THE HERO
April 24, 2009
In mythology and folklore, the hero’s journey is a metaphor for an individual’s quest for inner realization. The quest typically begins with a call to action—an event, circumstance, or inner propulsion that draws one to the threshold of a journey. Because what is before us is a break with the ordinary, we may encounter challenges as we draw closer to the threshold.

Crossing the threshold is only a beginning, however. To progress the hero invariably needs a special power or force, often provided by a guide who appears at just the right time. Then comes the work, an extensive period of training that challenges, tests, and shapes the hero. The battles may seem to be with external foes, but the real struggle is within. After enough battles are won comes the symbolic return, a reengagement with the world. The return does not so much mark the end of the journey as it does a new phase, a continuation, only now with a transformed outlook, perspective, and strength.

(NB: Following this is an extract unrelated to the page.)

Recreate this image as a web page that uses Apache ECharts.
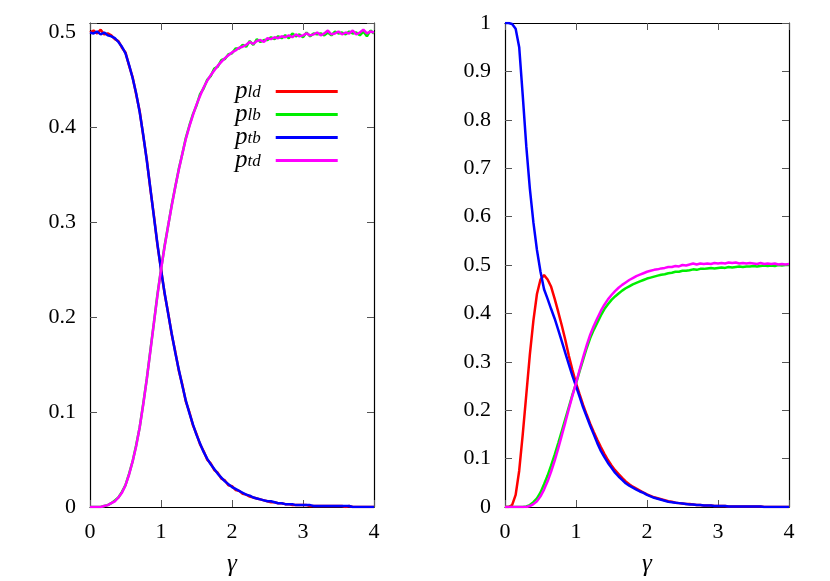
<!DOCTYPE html>
<html>
<head>
<meta charset="utf-8">
<script src="https://cdn.jsdelivr.net/npm/echarts@6/dist/echarts.min.js"></script>
<style>
  html, body { margin: 0; padding: 0; background: #fff; }
  #chart { width: 830px; height: 581px; }
</style>
</head>
<body>
<div id="chart"></div>
<script>
// sampled gamma values (shared by both panels)
var gamma = [
  0.00, 0.05, 0.10, 0.15, 0.20, 0.25, 0.30, 0.35, 0.40, 0.45,
  0.50, 0.55, 0.60, 0.65, 0.70, 0.75, 0.80, 0.85, 0.90, 0.95,
  1.00, 1.05, 1.10, 1.15, 1.20, 1.25, 1.30, 1.35, 1.40, 1.45,
  1.50, 1.55, 1.60, 1.65, 1.70, 1.75, 1.80, 1.85, 1.90, 1.95,
  2.00, 2.05, 2.10, 2.15, 2.20, 2.25, 2.30, 2.35, 2.40, 2.45,
  2.50, 2.55, 2.60, 2.65, 2.70, 2.75, 2.80, 2.85, 2.90, 2.95,
  3.00, 3.05, 3.10, 3.15, 3.20, 3.25, 3.30, 3.35, 3.40, 3.45,
  3.50, 3.55, 3.60, 3.65, 3.70, 3.75, 3.80, 3.85, 3.90, 3.95,
  4.00
];

// left panel
var ldLeft = [
  0.500, 0.502, 0.499, 0.503, 0.498, 0.499, 0.497, 0.493, 0.491, 0.484,
  0.479, 0.465, 0.453, 0.435, 0.417, 0.391, 0.366, 0.335, 0.307, 0.276,
  0.251, 0.225, 0.205, 0.182, 0.164, 0.144, 0.129, 0.111, 0.100, 0.086,
  0.077, 0.066, 0.059, 0.050, 0.046, 0.039, 0.036, 0.030, 0.028, 0.023,
  0.022, 0.018, 0.017, 0.014, 0.013, 0.011, 0.010, 0.009, 0.008, 0.007,
  0.006, 0.005, 0.005, 0.004, 0.004, 0.003, 0.003, 0.002, 0.002, 0.002,
  0.002, 0.002, 0.001, 0.001, 0.001, 0.001, 0.001, 0.001, 0.001, 0.001,
  0.001, 0.001, 0.000, 0.001, 0.000, 0.000, 0.000, 0.000, 0.000, 0.000,
  0.000
];
var lbLeft = [
  0.000, 0.000, 0.000, 0.000, 0.001, 0.002, 0.004, 0.007, 0.010, 0.016,
  0.023, 0.035, 0.048, 0.065, 0.084, 0.109, 0.135, 0.165, 0.194, 0.224,
  0.250, 0.275, 0.296, 0.318, 0.337, 0.356, 0.372, 0.389, 0.402, 0.414,
  0.423, 0.435, 0.441, 0.450, 0.454, 0.462, 0.464, 0.471, 0.472, 0.477,
  0.478, 0.483, 0.483, 0.487, 0.485, 0.491, 0.487, 0.493, 0.490, 0.492,
  0.492, 0.495, 0.493, 0.496, 0.494, 0.497, 0.494, 0.499, 0.496, 0.498,
  0.495, 0.500, 0.496, 0.499, 0.498, 0.499, 0.497, 0.500, 0.497, 0.501,
  0.499, 0.500, 0.498, 0.501, 0.499, 0.500, 0.497, 0.501, 0.496, 0.502,
  0.499
];
var tbLeft = [
  0.500, 0.499, 0.501, 0.498, 0.500, 0.497, 0.496, 0.494, 0.490, 0.485,
  0.478, 0.466, 0.452, 0.436, 0.416, 0.392, 0.365, 0.336, 0.306, 0.277,
  0.250, 0.226, 0.204, 0.183, 0.163, 0.145, 0.128, 0.112, 0.099, 0.087,
  0.076, 0.067, 0.058, 0.051, 0.045, 0.040, 0.035, 0.031, 0.027, 0.024,
  0.021, 0.019, 0.017, 0.015, 0.013, 0.012, 0.010, 0.009, 0.008, 0.007,
  0.006, 0.006, 0.005, 0.004, 0.004, 0.003, 0.003, 0.003, 0.002, 0.002,
  0.002, 0.002, 0.002, 0.001, 0.001, 0.001, 0.001, 0.001, 0.001, 0.001,
  0.001, 0.001, 0.001, 0.001, 0.000, 0.000, 0.000, 0.000, 0.000, 0.000,
  0.000
];
var tdLeft = [
  0.000, 0.000, 0.000, 0.000, 0.001, 0.002, 0.004, 0.006, 0.010, 0.015,
  0.023, 0.034, 0.048, 0.064, 0.084, 0.108, 0.135, 0.164, 0.194, 0.223,
  0.250, 0.274, 0.296, 0.317, 0.337, 0.355, 0.372, 0.388, 0.401, 0.413,
  0.424, 0.433, 0.442, 0.449, 0.455, 0.460, 0.465, 0.469, 0.473, 0.476,
  0.479, 0.481, 0.484, 0.485, 0.487, 0.490, 0.488, 0.491, 0.492, 0.490,
  0.494, 0.493, 0.495, 0.494, 0.496, 0.495, 0.497, 0.495, 0.498, 0.496,
  0.497, 0.499, 0.497, 0.498, 0.500, 0.497, 0.499, 0.502, 0.498, 0.499,
  0.501, 0.498, 0.500, 0.499, 0.502, 0.498, 0.500, 0.503, 0.499, 0.501,
  0.500
];

// right panel
var ldRight = [
  0.000, 0.000, 0.004, 0.025, 0.075, 0.150, 0.232, 0.315, 0.385, 0.440,
  0.470, 0.479, 0.470, 0.455, 0.430, 0.403, 0.375, 0.345, 0.312, 0.283,
  0.256, 0.233, 0.211, 0.191, 0.172, 0.155, 0.139, 0.124, 0.110, 0.097,
  0.086, 0.076, 0.068, 0.060, 0.053, 0.047, 0.042, 0.038, 0.034, 0.030,
  0.026, 0.023, 0.020, 0.018, 0.016, 0.014, 0.012, 0.011, 0.009, 0.008,
  0.007, 0.006, 0.006, 0.005, 0.004, 0.004, 0.003, 0.003, 0.003, 0.002,
  0.002, 0.002, 0.002, 0.001, 0.001, 0.001, 0.001, 0.001, 0.001, 0.001,
  0.001, 0.001, 0.001, 0.000, 0.000, 0.000, 0.000, 0.000, 0.000, 0.000,
  0.000
];
var lbRight = [
  0.000, 0.000, 0.000, 0.000, 0.000, 0.000, 0.001, 0.004, 0.010, 0.018,
  0.030, 0.047, 0.065, 0.086, 0.108, 0.132, 0.157, 0.182, 0.207, 0.232,
  0.255, 0.280, 0.304, 0.328, 0.349, 0.366, 0.381, 0.396, 0.409, 0.419,
  0.428, 0.435, 0.441, 0.447, 0.452, 0.456, 0.460, 0.463, 0.466, 0.469,
  0.472, 0.474, 0.476, 0.478, 0.480, 0.481, 0.483, 0.484, 0.486, 0.486,
  0.488, 0.488, 0.489, 0.491, 0.490, 0.492, 0.492, 0.493, 0.494, 0.493,
  0.494, 0.495, 0.494, 0.496, 0.495, 0.496, 0.497, 0.496, 0.497, 0.497,
  0.498, 0.497, 0.498, 0.499, 0.498, 0.499, 0.498, 0.500, 0.499, 0.500,
  0.500
];
var tbRight = [
  1.000, 1.000, 0.998, 0.988, 0.950, 0.850, 0.745, 0.658, 0.588, 0.531,
  0.486, 0.450, 0.430, 0.409, 0.389, 0.366, 0.342, 0.318, 0.294, 0.271,
  0.250, 0.228, 0.206, 0.187, 0.168, 0.150, 0.132, 0.116, 0.103, 0.091,
  0.081, 0.071, 0.063, 0.056, 0.049, 0.044, 0.040, 0.036, 0.032, 0.029,
  0.025, 0.022, 0.019, 0.017, 0.015, 0.013, 0.011, 0.010, 0.009, 0.008,
  0.007, 0.006, 0.005, 0.005, 0.004, 0.004, 0.003, 0.003, 0.003, 0.002,
  0.002, 0.002, 0.002, 0.001, 0.001, 0.001, 0.001, 0.001, 0.001, 0.001,
  0.001, 0.001, 0.001, 0.000, 0.000, 0.000, 0.000, 0.000, 0.000, 0.000,
  0.000
];
var tdRight = [
  0.000, 0.000, 0.000, 0.000, 0.000, 0.000, 0.000, 0.002, 0.006, 0.012,
  0.022, 0.036, 0.053, 0.073, 0.096, 0.121, 0.148, 0.175, 0.203, 0.230,
  0.256, 0.283, 0.309, 0.334, 0.356, 0.374, 0.390, 0.405, 0.418, 0.429,
  0.438, 0.446, 0.453, 0.459, 0.464, 0.469, 0.473, 0.477, 0.480, 0.483,
  0.486, 0.488, 0.490, 0.491, 0.493, 0.494, 0.496, 0.496, 0.498, 0.497,
  0.500, 0.499, 0.501, 0.503, 0.501, 0.503, 0.502, 0.503, 0.502, 0.504,
  0.503, 0.504, 0.503, 0.505, 0.504, 0.505, 0.503, 0.504, 0.503, 0.504,
  0.503, 0.502, 0.504, 0.502, 0.503, 0.502, 0.503, 0.501, 0.502, 0.501,
  0.502
];

var seriesNames = ["ld", "lb", "tb", "td"];
var seriesColors = ["#ff0000", "#00ee00", "#0000ff", "#ff00ff"];

var serif = "'Liberation Serif', 'DejaVu Serif', serif";

function pairs(ys) {
  return gamma.map(function (g, i) {
    return [g, ys[i]];
  });
}

function tickLabel(v) {
  var r = Math.round(v * 10);
  if (Math.abs(v * 10 - r) > 1e-6) return "";
  return String(r / 10);
}

function xAxisFor(grid, pos) {
  var bottom = pos === "bottom";
  return {
    gridIndex: grid,
    type: "value",
    position: pos,
    min: 0,
    max: 4,
    interval: 1,
    axisLine: { show: true, onZero: false, lineStyle: { color: "#000", width: 1.2 } },
    axisTick: { show: true, inside: true, length: 7, lineStyle: { color: "#555" } },
    axisLabel: {
      show: bottom,
      margin: 14,
      fontFamily: serif,
      fontSize: 22,
      color: "#000"
    },
    splitLine: { show: false },
    name: bottom ? "γ" : "",
    nameLocation: "middle",
    nameGap: 45,
    nameTextStyle: { fontFamily: serif, fontStyle: "italic", fontSize: 25, color: "#000" }
  };
}

function yAxisFor(grid, pos, max) {
  var left = pos === "left";
  return {
    gridIndex: grid,
    type: "value",
    position: pos,
    min: 0,
    max: max,
    interval: 0.1,
    axisLine: { show: true, onZero: false, lineStyle: { color: "#000", width: 1.2 } },
    axisTick: { show: true, inside: true, length: 7, lineStyle: { color: "#555" } },
    axisLabel: {
      show: left,
      margin: 14,
      fontFamily: serif,
      fontSize: 22,
      color: "#000",
      formatter: tickLabel
    },
    splitLine: { show: false }
  };
}

function panelSeries(axisIndex, data) {
  return data.map(function (ys, i) {
    return {
      name: seriesNames[i],
      type: "line",
      xAxisIndex: axisIndex,
      yAxisIndex: axisIndex,
      data: pairs(ys),
      showSymbol: false,
      symbol: "none",
      lineStyle: { width: 2.5, color: seriesColors[i] },
      itemStyle: { color: seriesColors[i] },
      z: 2 + i
    };
  });
}

var myChart = echarts.init(document.getElementById("chart"));
var option = {
  animation: false,
  backgroundColor: "#fff",
  grid: [
    { left: 90, right: 456, top: 23, bottom: 74, outerBoundsMode: "none" },
    { left: 505, right: 41, top: 23, bottom: 74, outerBoundsMode: "none" }
  ],
  xAxis: [
    xAxisFor(0, "bottom"),
    xAxisFor(0, "top"),
    xAxisFor(1, "bottom"),
    xAxisFor(1, "top")
  ],
  yAxis: [
    yAxisFor(0, "left", 0.51),
    yAxisFor(0, "right", 0.51),
    yAxisFor(1, "left", 1),
    yAxisFor(1, "right", 1)
  ],
  legend: {
    data: seriesNames,
    orient: "vertical",
    left: 230,
    top: 74,
    align: "right",
    icon: "rect",
    itemWidth: 62,
    itemHeight: 3,
    itemGap: -2,
    selectedMode: false,
    formatter: function (name) {
      return "{p|p}{s|" + name + "}";
    },
    textStyle: {
      rich: {
        p: { fontFamily: serif, fontStyle: "italic", fontSize: 25, lineHeight: 20, color: "#000" },
        s: {
          fontFamily: serif,
          fontStyle: "italic",
          fontSize: 17,
          lineHeight: 6,
          verticalAlign: "bottom",
          padding: [0, 10, 0, 0],
          color: "#000"
        }
      }
    }
  },
  series: panelSeries(0, [ldLeft, lbLeft, tbLeft, tdLeft]).concat(
    panelSeries(2, [ldRight, lbRight, tbRight, tdRight])
  )
};
myChart.setOption(option);
</script>
</body>
</html>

Buddhist training is a means to undertake this journey. It contains all the elements: a threshold, empowerment, training, and reengagement. On the Buddhist path, there is perhaps no better expression of the hero’s journey than the bodhisattva, the spiritual warrior driven to self-transformation for the betterment of the world. The ideal of the bodhisattva is immortalized in The Way of the Bodhisattva, the ancient text by the famous Indian Buddhist sage, Shantideva. In it, Shantideva composed a pledge, as beautiful and hopeful today as it was when it was written fifteen hundred years ago. It reminds us that each one of us is the hero, and it links us with generations of enlightened heroes who have come before us:

Just as those before me have embraced the spirit of awakening
And trained in the ways that unfold it,
So will I too for the sake of others embrace that very same spirit
And step by step unfold my mind’s potential.